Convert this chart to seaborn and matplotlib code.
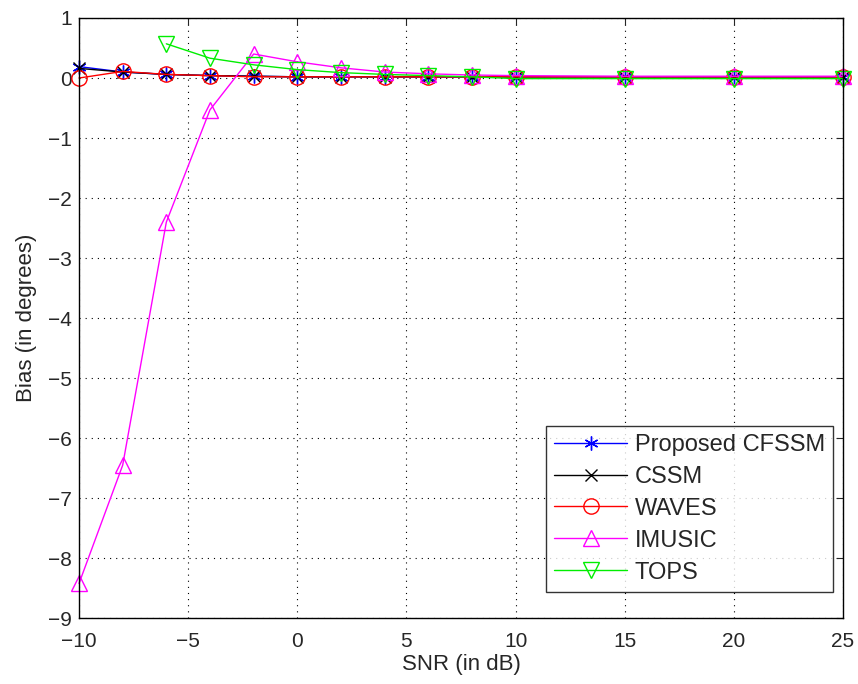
import matplotlib
matplotlib.use("Agg")
import matplotlib.pyplot as plt
import seaborn as sns
import pandas as pd

snr = [-10, -8, -6, -4, -2, 0, 2, 4, 6, 8, 10, 15, 20, 25]
snr_tops = [-6, -4, -2, 0, 2, 4, 6, 8, 10, 15, 20, 25]

proposed = [0.19, 0.10, 0.06, 0.04, 0.03, 0.02, 0.02, 0.02, 0.02, 0.02, 0.02, 0.02, 0.02, 0.02]
cssm = [0.16, 0.10, 0.06, 0.04, 0.03, 0.02, 0.02, 0.02, 0.02, 0.02, 0.02, 0.02, 0.02, 0.02]
waves = [0.0, 0.11, 0.06, 0.04, 0.02, 0.02, 0.02, 0.02, 0.02, 0.02, 0.02, 0.02, 0.02, 0.02]
imusic = [-8.42, -6.45, -2.4, -0.53, 0.4, 0.27, 0.17, 0.1, 0.07, 0.05, 0.04, 0.03, 0.03, 0.03]
tops = [0.57, 0.33, 0.22, 0.14, 0.09, 0.06, 0.04, 0.02, -0.01, -0.01, -0.01, -0.01]

names = ["Proposed CFSSM", "CSSM", "WAVES", "IMUSIC", "TOPS"]

rows = []
for name, xs, ys in [(names[0], snr, proposed), (names[1], snr, cssm),
                     (names[2], snr, waves), (names[3], snr, imusic),
                     (names[4], snr_tops, tops)]:
    for xv, yv in zip(xs, ys):
        rows.append({"method": name, "snr": xv, "bias": yv})
df = pd.DataFrame(rows)

sns.set_style("white")
plt.rcParams["font.family"] = ["Liberation Sans", "DejaVu Sans"]

fig = plt.figure(figsize=(8.58, 6.84), dpi=100)
ax = fig.add_axes([0.0921, 0.0961, 0.8904, 0.8776])

styles = {
    "Proposed CFSSM": dict(color="#0000ff", marker=(6, 2, 0), ms=10, mew=1.0),
    "CSSM": dict(color="#000000", marker="x", ms=8, mew=1.0),
    "WAVES": dict(color="#ff0000", marker="o", ms=11, mew=1.0, mfc="none"),
    "IMUSIC": dict(color="#ff00ff", marker="^", ms=12, mew=1.0, mfc="none"),
    "TOPS": dict(color="#00ee00", marker="v", ms=12, mew=1.0, mfc="none"),
}

for name in names:
    st = styles[name]
    sub = df[df["method"] == name]
    sns.lineplot(data=sub, x="snr", y="bias", ax=ax, label=name,
                 color=st["color"], marker=st["marker"], markersize=st["ms"],
                 markeredgewidth=st["mew"], markeredgecolor=st["color"],
                 markerfacecolor=st.get("mfc", st["color"]),
                 linewidth=1.0, sort=False, estimator=None, clip_on=False)

ax.set_xlim(-10, 25)
ax.set_ylim(-9, 1)
ax.set_xticks([-10, -5, 0, 5, 10, 15, 20, 25])
ax.set_yticks(list(range(-9, 2)))
ax.set_xticklabels(["\u221210", "\u22125", "0", "5", "10", "15", "20", "25"])
ax.set_yticklabels(["\u2212%d" % (-v) if v < 0 else str(v) for v in range(-9, 2)])
ax.tick_params(direction="in", top=True, right=True, labelsize=15, length=5, width=0.8)
ax.tick_params(axis="x", pad=10)
ax.tick_params(axis="y", pad=5)
ax.grid(True, linestyle=(0, (1, 4.5)), color="black", linewidth=0.8)
for s in ax.spines.values():
    s.set_color("black")
    s.set_linewidth(1.0)
ax.set_xlabel("SNR (in dB)", fontsize=16, labelpad=2)
ax.set_ylabel("Bias (in degrees)", fontsize=16, labelpad=8)

leg = ax.legend(loc="lower right", fontsize=17, frameon=True, fancybox=False,
                edgecolor="black", handlelength=3.1, handletextpad=0.3,
                borderpad=0.35, labelspacing=0.42, borderaxespad=0,
                bbox_to_anchor=(0.987, 0.044))
leg.get_frame().set_linewidth(1.0)

fig.savefig("out.png", dpi=100)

-- -- --

**Exercise goal**. Write the listing above out again exactly, dropping each image.

**Task response**.
Convert this chart to seaborn and matplotlib code.
import matplotlib
matplotlib.use("Agg")
import matplotlib.pyplot as plt
import seaborn as sns
import pandas as pd

snr = [-10, -8, -6, -4, -2, 0, 2, 4, 6, 8, 10, 15, 20, 25]
snr_tops = [-6, -4, -2, 0, 2, 4, 6, 8, 10, 15, 20, 25]

proposed = [0.19, 0.10, 0.06, 0.04, 0.03, 0.02, 0.02, 0.02, 0.02, 0.02, 0.02, 0.02, 0.02, 0.02]
cssm = [0.16, 0.10, 0.06, 0.04, 0.03, 0.02, 0.02, 0.02, 0.02, 0.02, 0.02, 0.02, 0.02, 0.02]
waves = [0.0, 0.11, 0.06, 0.04, 0.02, 0.02, 0.02, 0.02, 0.02, 0.02, 0.02, 0.02, 0.02, 0.02]
imusic = [-8.42, -6.45, -2.4, -0.53, 0.4, 0.27, 0.17, 0.1, 0.07, 0.05, 0.04, 0.03, 0.03, 0.03]
tops = [0.57, 0.33, 0.22, 0.14, 0.09, 0.06, 0.04, 0.02, -0.01, -0.01, -0.01, -0.01]

names = ["Proposed CFSSM", "CSSM", "WAVES", "IMUSIC", "TOPS"]

rows = []
for name, xs, ys in [(names[0], snr, proposed), (names[1], snr, cssm),
                     (names[2], snr, waves), (names[3], snr, imusic),
                     (names[4], snr_tops, tops)]:
    for xv, yv in zip(xs, ys):
        rows.append({"method": name, "snr": xv, "bias": yv})
df = pd.DataFrame(rows)

sns.set_style("white")
plt.rcParams["font.family"] = ["Liberation Sans", "DejaVu Sans"]

fig = plt.figure(figsize=(8.58, 6.84), dpi=100)
ax = fig.add_axes([0.0921, 0.0961, 0.8904, 0.8776])

styles = {
    "Proposed CFSSM": dict(color="#0000ff", marker=(6, 2, 0), ms=10, mew=1.0),
    "CSSM": dict(color="#000000", marker="x", ms=8, mew=1.0),
    "WAVES": dict(color="#ff0000", marker="o", ms=11, mew=1.0, mfc="none"),
    "IMUSIC": dict(color="#ff00ff", marker="^", ms=12, mew=1.0, mfc="none"),
    "TOPS": dict(color="#00ee00", marker="v", ms=12, mew=1.0, mfc="none"),
}

for name in names:
    st = styles[name]
    sub = df[df["method"] == name]
    sns.lineplot(data=sub, x="snr", y="bias", ax=ax, label=name,
                 color=st["color"], marker=st["marker"], markersize=st["ms"],
                 markeredgewidth=st["mew"], markeredgecolor=st["color"],
                 markerfacecolor=st.get("mfc", st["color"]),
                 linewidth=1.0, sort=False, estimator=None, clip_on=False)

ax.set_xlim(-10, 25)
ax.set_ylim(-9, 1)
ax.set_xticks([-10, -5, 0, 5, 10, 15, 20, 25])
ax.set_yticks(list(range(-9, 2)))
ax.set_xticklabels(["\u221210", "\u22125", "0", "5", "10", "15", "20", "25"])
ax.set_yticklabels(["\u2212%d" % (-v) if v < 0 else str(v) for v in range(-9, 2)])
ax.tick_params(direction="in", top=True, right=True, labelsize=15, length=5, width=0.8)
ax.tick_params(axis="x", pad=10)
ax.tick_params(axis="y", pad=5)
ax.grid(True, linestyle=(0, (1, 4.5)), color="black", linewidth=0.8)
for s in ax.spines.values():
    s.set_color("black")
    s.set_linewidth(1.0)
ax.set_xlabel("SNR (in dB)", fontsize=16, labelpad=2)
ax.set_ylabel("Bias (in degrees)", fontsize=16, labelpad=8)

leg = ax.legend(loc="lower right", fontsize=17, frameon=True, fancybox=False,
                edgecolor="black", handlelength=3.1, handletextpad=0.3,
                borderpad=0.35, labelspacing=0.42, borderaxespad=0,
                bbox_to_anchor=(0.987, 0.044))
leg.get_frame().set_linewidth(1.0)

fig.savefig("out.png", dpi=100)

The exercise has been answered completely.